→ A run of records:
########

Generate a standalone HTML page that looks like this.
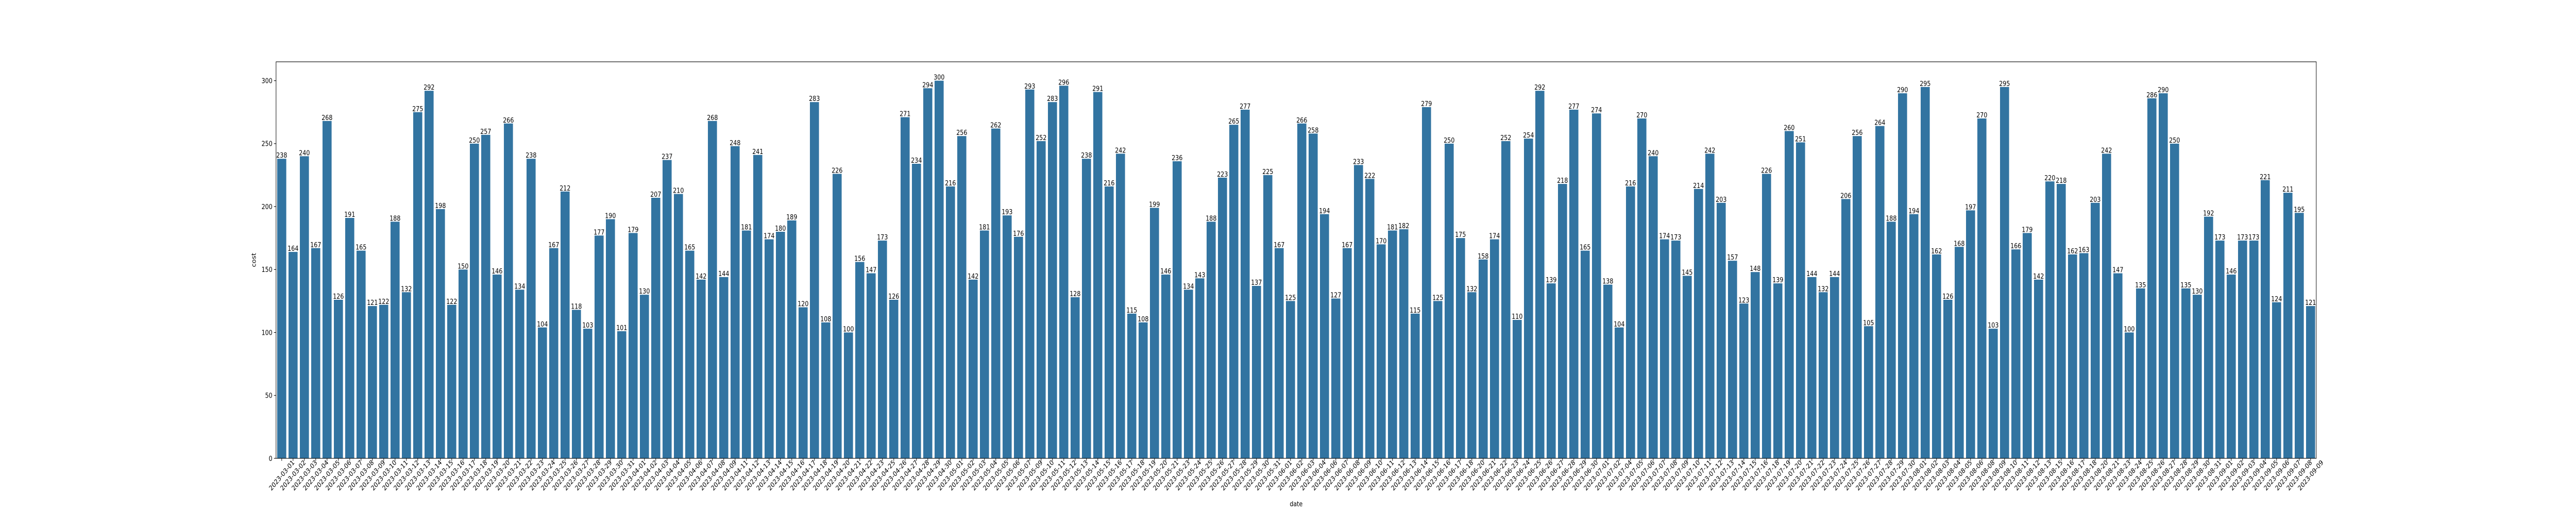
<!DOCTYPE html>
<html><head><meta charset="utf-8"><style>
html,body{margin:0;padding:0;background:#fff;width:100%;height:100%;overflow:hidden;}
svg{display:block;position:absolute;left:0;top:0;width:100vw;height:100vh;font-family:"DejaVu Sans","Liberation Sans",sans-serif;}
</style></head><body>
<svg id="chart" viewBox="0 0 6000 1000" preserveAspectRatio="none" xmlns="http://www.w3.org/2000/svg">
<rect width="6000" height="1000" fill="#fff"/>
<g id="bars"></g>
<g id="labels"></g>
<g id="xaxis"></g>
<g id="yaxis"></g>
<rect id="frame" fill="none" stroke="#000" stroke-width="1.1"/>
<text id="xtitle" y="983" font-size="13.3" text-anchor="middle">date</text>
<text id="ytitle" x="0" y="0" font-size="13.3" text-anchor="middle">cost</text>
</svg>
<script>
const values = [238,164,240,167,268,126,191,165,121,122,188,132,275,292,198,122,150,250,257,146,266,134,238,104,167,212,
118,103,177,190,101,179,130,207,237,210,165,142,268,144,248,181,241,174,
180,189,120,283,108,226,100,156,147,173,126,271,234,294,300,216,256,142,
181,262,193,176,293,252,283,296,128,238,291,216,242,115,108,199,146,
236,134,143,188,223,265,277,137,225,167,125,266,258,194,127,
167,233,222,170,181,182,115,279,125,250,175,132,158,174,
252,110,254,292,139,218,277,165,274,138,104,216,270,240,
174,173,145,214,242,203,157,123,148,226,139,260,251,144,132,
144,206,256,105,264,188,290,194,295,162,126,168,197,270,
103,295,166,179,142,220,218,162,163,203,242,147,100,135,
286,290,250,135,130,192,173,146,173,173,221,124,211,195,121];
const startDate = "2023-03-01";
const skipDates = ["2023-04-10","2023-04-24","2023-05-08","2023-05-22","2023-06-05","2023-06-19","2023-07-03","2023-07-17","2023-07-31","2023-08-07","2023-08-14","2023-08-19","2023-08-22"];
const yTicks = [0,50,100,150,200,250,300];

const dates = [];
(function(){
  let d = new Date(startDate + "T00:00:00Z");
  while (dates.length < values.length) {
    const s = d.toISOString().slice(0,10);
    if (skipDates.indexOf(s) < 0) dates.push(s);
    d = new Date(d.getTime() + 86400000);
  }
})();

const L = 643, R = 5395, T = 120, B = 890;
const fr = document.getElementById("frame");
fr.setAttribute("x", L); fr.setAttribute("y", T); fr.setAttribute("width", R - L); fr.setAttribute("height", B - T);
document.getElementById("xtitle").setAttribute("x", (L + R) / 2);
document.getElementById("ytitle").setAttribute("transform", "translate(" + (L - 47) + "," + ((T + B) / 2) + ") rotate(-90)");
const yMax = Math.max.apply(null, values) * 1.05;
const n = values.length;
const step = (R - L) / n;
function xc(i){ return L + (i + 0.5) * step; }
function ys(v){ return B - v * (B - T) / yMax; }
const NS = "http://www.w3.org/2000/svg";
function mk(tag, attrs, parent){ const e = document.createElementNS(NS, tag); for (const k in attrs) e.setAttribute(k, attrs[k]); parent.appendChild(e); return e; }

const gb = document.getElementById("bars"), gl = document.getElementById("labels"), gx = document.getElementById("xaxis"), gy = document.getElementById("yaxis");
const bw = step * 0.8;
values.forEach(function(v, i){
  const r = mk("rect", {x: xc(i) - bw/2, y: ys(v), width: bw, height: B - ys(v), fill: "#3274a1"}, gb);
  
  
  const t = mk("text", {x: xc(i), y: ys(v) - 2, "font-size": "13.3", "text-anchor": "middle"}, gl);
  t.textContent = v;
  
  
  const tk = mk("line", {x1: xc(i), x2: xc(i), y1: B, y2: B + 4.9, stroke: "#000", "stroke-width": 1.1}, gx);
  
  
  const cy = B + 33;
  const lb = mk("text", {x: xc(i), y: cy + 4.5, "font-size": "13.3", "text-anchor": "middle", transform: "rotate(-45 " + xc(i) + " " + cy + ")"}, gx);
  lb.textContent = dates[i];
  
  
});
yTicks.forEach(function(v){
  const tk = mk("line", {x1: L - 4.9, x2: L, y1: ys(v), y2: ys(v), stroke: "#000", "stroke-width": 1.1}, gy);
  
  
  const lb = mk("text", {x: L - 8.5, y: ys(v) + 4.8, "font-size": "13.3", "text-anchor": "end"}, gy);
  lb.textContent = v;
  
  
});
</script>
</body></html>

########

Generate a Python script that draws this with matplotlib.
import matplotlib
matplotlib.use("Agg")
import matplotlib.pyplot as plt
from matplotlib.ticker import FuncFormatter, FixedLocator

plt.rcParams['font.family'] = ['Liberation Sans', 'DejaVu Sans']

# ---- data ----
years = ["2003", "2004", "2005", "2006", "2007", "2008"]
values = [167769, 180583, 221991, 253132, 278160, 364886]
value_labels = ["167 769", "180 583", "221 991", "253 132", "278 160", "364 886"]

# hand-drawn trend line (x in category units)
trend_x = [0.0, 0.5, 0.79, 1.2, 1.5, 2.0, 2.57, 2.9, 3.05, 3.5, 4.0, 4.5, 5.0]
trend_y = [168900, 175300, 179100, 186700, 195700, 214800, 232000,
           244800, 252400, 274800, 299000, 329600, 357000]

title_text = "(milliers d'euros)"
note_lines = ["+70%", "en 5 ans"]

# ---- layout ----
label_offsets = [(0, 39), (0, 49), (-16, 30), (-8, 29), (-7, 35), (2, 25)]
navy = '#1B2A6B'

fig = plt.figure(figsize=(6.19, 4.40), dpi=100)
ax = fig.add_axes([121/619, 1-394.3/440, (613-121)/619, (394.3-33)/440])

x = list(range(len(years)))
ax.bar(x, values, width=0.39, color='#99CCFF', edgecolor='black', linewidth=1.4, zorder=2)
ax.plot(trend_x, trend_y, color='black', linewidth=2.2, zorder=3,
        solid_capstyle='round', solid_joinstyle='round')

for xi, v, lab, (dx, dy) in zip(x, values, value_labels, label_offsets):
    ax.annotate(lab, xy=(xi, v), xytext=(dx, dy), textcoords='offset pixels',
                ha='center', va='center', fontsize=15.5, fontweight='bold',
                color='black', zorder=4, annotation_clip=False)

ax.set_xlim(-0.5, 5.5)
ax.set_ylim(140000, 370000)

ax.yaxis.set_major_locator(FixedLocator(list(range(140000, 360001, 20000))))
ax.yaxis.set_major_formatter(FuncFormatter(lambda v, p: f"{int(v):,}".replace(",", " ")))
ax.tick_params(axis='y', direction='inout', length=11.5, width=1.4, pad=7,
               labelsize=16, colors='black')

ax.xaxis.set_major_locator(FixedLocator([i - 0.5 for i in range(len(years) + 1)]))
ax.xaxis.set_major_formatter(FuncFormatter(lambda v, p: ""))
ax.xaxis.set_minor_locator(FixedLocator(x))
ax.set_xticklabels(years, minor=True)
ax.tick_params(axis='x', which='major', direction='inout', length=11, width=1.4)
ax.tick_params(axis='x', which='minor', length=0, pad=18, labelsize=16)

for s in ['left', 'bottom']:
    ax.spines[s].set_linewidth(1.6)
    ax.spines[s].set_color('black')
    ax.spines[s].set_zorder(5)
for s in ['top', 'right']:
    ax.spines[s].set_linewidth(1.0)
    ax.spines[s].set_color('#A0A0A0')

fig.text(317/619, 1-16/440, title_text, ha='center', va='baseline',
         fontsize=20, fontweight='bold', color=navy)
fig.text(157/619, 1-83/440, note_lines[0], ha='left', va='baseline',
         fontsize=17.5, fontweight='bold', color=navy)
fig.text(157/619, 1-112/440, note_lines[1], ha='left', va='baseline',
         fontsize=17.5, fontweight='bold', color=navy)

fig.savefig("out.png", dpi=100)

########

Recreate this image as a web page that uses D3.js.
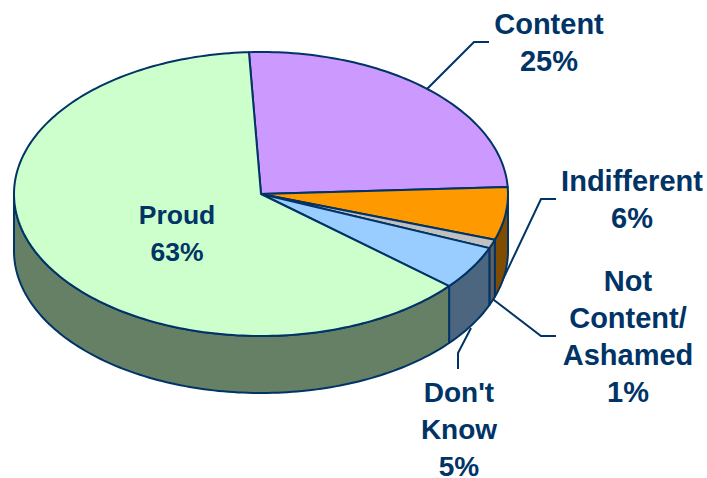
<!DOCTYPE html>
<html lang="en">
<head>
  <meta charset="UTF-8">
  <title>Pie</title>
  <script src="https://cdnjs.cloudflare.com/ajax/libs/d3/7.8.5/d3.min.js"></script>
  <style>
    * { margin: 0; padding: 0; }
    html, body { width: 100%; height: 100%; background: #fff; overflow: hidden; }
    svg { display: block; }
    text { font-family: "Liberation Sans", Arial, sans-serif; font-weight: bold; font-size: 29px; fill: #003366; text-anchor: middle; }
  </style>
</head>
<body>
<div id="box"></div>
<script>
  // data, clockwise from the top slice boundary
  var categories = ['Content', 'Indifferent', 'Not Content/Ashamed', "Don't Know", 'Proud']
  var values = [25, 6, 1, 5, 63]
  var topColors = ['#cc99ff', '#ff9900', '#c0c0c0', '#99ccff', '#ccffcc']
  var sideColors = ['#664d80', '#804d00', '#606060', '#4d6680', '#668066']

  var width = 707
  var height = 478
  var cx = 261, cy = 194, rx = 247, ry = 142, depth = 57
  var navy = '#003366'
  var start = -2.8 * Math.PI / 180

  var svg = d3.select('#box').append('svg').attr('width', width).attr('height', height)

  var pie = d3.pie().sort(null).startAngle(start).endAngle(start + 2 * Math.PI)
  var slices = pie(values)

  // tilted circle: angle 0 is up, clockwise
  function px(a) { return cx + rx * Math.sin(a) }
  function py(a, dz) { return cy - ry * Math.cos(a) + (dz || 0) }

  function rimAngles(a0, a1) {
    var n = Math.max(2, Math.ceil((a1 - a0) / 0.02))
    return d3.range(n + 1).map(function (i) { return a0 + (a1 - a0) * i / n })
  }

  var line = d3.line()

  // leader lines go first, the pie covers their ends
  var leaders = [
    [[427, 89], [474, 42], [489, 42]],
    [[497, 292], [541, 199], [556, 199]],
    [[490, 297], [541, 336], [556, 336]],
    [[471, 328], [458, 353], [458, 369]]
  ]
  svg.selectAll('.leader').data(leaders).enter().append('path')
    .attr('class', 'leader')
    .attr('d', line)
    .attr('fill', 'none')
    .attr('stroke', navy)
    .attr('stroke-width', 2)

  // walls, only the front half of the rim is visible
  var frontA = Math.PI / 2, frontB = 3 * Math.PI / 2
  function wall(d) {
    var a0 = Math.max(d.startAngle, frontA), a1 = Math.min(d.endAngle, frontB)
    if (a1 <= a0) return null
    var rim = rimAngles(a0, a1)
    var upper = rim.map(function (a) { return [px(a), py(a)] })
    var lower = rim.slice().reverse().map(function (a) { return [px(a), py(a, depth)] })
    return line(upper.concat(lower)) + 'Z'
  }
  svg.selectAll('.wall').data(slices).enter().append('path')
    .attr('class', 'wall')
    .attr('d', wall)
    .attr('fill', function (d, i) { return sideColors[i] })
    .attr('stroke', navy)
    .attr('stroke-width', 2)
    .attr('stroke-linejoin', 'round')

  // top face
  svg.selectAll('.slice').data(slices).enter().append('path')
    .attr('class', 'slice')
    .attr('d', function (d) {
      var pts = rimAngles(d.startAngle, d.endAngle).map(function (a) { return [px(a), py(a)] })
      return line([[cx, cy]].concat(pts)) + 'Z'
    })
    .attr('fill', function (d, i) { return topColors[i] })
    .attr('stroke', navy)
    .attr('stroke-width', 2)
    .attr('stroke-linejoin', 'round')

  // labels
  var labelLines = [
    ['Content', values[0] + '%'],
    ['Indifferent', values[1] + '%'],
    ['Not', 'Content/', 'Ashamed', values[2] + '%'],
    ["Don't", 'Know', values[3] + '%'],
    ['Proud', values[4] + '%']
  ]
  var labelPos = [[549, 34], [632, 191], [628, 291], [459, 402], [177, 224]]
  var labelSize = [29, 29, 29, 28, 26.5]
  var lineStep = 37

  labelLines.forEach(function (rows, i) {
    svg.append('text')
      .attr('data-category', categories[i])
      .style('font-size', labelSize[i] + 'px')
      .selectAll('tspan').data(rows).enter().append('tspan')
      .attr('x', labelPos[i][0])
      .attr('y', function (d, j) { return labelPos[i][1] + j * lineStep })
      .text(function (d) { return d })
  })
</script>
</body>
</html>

########

→ Challenge:
Where a line holds the string "matplotlib", copy that line.

→ Result of this task:
Generate a Python script that draws this with matplotlib.
import matplotlib
matplotlib.use("Agg")
import matplotlib.pyplot as plt
from matplotlib.ticker import FuncFormatter, FixedLocator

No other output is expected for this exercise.